_GIVEN PROBLEM_
Leave the pictures out and retype the lines from the beginning through the line with "Chart.register(...registerables);", both ends included.

_MATERIAL PROVIDED_
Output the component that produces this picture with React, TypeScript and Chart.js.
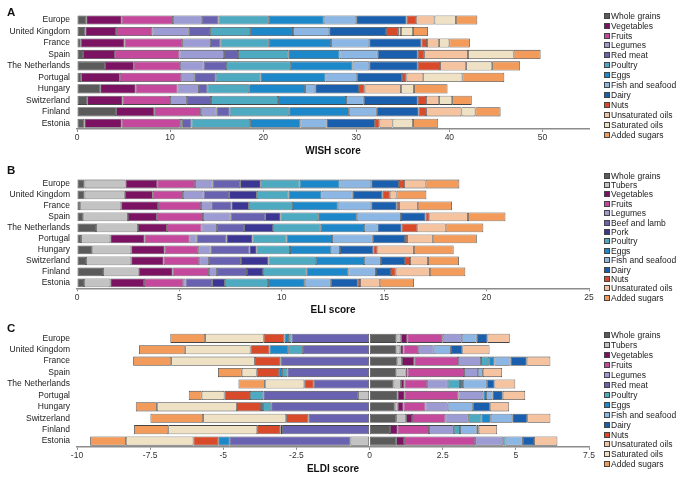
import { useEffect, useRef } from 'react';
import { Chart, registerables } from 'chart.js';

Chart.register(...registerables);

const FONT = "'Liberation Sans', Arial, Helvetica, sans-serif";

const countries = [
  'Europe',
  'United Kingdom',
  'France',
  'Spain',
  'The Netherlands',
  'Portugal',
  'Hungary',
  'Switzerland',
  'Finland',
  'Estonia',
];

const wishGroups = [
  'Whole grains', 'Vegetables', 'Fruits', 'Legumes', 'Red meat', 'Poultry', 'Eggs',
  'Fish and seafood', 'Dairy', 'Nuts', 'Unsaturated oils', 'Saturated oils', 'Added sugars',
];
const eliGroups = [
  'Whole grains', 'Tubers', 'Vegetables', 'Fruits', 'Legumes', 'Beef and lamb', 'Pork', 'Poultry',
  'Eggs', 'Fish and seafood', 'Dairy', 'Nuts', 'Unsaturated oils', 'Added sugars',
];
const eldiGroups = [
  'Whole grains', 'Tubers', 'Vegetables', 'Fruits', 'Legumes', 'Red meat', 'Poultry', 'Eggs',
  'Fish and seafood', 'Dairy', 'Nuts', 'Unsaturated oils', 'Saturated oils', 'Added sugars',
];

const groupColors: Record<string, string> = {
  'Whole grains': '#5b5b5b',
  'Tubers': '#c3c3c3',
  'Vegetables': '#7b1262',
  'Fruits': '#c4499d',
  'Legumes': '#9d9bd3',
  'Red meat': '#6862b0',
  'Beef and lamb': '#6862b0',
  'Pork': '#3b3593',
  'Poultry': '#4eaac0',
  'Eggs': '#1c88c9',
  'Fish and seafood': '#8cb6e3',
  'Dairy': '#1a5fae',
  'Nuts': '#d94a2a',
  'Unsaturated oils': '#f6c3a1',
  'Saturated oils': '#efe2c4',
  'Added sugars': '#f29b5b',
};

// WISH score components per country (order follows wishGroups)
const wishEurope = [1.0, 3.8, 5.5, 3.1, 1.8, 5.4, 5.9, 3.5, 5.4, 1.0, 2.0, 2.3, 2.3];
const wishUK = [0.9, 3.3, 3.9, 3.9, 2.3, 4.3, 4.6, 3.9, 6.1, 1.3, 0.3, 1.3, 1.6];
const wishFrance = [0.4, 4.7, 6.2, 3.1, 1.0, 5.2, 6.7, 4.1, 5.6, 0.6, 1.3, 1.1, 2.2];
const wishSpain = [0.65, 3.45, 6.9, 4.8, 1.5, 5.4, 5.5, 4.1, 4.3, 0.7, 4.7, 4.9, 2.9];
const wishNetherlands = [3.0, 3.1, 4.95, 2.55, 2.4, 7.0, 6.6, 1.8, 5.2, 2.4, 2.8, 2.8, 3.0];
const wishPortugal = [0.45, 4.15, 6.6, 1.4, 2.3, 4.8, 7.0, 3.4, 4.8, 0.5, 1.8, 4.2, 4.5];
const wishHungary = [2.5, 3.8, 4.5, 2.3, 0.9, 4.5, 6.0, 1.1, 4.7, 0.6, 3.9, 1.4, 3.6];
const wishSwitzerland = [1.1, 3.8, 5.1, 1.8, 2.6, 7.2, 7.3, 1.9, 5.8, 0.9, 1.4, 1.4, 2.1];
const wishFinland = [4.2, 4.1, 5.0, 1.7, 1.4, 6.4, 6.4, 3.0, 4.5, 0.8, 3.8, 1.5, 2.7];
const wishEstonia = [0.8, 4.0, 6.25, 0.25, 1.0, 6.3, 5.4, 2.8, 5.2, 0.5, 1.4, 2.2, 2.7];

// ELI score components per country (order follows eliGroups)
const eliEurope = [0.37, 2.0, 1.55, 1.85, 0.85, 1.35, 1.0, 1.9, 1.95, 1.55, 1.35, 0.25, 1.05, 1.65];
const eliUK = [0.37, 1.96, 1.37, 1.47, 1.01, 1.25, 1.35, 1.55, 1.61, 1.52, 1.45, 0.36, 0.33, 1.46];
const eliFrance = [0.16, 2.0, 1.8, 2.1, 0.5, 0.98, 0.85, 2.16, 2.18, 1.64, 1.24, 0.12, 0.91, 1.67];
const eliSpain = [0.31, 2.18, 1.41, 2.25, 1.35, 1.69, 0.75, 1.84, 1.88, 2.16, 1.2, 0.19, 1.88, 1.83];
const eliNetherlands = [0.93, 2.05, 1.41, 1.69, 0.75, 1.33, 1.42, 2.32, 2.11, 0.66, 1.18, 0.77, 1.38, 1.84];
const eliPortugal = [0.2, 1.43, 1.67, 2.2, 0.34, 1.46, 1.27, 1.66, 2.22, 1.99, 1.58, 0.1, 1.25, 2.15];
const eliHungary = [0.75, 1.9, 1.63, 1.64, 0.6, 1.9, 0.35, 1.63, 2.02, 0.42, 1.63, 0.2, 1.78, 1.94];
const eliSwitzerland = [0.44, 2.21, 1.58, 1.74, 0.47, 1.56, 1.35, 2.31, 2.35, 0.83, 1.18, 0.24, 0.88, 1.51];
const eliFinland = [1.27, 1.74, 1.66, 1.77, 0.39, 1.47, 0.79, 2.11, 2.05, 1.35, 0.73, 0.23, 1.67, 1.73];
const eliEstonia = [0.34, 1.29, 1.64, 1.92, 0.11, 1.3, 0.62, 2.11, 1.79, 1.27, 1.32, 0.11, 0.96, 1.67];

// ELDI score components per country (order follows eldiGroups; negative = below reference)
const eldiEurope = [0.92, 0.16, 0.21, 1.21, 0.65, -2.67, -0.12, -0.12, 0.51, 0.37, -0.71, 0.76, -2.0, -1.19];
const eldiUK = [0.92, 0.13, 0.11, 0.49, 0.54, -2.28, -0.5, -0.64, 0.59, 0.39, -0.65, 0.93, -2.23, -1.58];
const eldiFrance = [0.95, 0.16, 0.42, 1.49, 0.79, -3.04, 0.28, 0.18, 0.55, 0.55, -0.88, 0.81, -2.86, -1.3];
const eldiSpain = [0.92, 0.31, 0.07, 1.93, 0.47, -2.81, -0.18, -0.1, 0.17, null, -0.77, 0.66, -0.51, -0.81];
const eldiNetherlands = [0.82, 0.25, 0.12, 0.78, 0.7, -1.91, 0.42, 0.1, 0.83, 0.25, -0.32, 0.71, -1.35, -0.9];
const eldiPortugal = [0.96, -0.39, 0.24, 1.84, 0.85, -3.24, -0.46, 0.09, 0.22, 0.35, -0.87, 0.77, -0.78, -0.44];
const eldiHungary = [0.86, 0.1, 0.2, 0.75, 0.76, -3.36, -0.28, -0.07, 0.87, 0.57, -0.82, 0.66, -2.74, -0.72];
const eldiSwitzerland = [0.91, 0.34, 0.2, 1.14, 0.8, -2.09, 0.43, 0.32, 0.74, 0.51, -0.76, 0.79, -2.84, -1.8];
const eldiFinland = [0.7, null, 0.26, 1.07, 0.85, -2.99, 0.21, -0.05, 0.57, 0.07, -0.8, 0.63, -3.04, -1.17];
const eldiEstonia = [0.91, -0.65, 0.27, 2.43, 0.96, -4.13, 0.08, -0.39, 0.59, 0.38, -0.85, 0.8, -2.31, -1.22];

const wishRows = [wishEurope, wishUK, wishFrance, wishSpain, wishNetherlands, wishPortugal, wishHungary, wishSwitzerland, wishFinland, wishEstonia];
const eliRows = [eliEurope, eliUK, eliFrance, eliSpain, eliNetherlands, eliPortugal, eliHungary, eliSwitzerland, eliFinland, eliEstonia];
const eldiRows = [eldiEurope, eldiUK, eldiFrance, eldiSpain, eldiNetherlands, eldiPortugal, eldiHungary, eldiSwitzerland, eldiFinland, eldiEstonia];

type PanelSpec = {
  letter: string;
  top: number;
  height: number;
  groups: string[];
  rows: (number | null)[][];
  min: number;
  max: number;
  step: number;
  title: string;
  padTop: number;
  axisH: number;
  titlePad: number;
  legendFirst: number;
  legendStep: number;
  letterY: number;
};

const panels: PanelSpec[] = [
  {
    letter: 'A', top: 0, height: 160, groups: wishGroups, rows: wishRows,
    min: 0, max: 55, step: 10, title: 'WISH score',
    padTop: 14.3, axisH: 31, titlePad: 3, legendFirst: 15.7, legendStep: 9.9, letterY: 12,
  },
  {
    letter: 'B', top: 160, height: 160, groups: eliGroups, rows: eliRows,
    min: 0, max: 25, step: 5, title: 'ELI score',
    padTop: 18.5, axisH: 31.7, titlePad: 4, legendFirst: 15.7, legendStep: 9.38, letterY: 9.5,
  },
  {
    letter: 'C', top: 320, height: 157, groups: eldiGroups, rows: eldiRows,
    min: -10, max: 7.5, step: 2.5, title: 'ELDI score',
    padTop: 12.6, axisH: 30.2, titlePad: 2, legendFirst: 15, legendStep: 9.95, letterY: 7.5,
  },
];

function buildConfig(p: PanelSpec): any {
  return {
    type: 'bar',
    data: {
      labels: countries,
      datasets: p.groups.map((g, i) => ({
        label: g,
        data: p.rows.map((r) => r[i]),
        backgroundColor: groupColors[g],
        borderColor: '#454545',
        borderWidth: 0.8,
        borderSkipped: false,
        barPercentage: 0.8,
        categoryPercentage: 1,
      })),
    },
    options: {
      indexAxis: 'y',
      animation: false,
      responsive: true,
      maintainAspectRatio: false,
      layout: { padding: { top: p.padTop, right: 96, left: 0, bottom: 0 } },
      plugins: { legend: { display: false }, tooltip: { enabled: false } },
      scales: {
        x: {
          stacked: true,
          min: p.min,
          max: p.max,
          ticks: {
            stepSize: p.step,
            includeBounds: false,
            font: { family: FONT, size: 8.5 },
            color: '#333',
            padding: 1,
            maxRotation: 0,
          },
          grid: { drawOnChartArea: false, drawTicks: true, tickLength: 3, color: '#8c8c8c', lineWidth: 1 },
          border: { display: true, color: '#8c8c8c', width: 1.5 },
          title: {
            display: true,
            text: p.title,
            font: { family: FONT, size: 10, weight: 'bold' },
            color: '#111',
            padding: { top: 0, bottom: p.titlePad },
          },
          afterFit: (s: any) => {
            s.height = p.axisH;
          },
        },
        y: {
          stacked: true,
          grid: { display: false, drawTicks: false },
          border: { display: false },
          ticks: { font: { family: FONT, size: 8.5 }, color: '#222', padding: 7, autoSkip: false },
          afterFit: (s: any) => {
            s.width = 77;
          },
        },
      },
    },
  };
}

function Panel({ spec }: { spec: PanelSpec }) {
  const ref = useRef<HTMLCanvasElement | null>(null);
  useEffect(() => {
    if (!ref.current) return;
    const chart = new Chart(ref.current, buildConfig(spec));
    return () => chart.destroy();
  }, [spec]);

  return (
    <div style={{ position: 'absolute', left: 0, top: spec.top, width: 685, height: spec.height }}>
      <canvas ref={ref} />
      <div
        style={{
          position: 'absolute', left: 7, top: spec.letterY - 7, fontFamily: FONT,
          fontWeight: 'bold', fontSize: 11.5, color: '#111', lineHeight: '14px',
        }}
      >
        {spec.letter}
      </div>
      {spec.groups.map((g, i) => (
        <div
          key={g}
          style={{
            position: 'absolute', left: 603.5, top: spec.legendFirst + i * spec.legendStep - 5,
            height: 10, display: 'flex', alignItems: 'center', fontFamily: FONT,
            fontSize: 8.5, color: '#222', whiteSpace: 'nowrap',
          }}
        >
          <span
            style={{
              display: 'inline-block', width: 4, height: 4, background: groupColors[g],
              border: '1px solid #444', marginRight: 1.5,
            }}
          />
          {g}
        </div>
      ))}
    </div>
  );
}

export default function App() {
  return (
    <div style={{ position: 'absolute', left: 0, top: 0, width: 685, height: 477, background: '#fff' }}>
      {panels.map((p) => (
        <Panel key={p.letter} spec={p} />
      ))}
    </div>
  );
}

_ANSWER TO THIS TASK_
Output the component that produces this picture with React, TypeScript and Chart.js.
import { useEffect, useRef } from 'react';
import { Chart, registerables } from 'chart.js';

Chart.register(...registerables);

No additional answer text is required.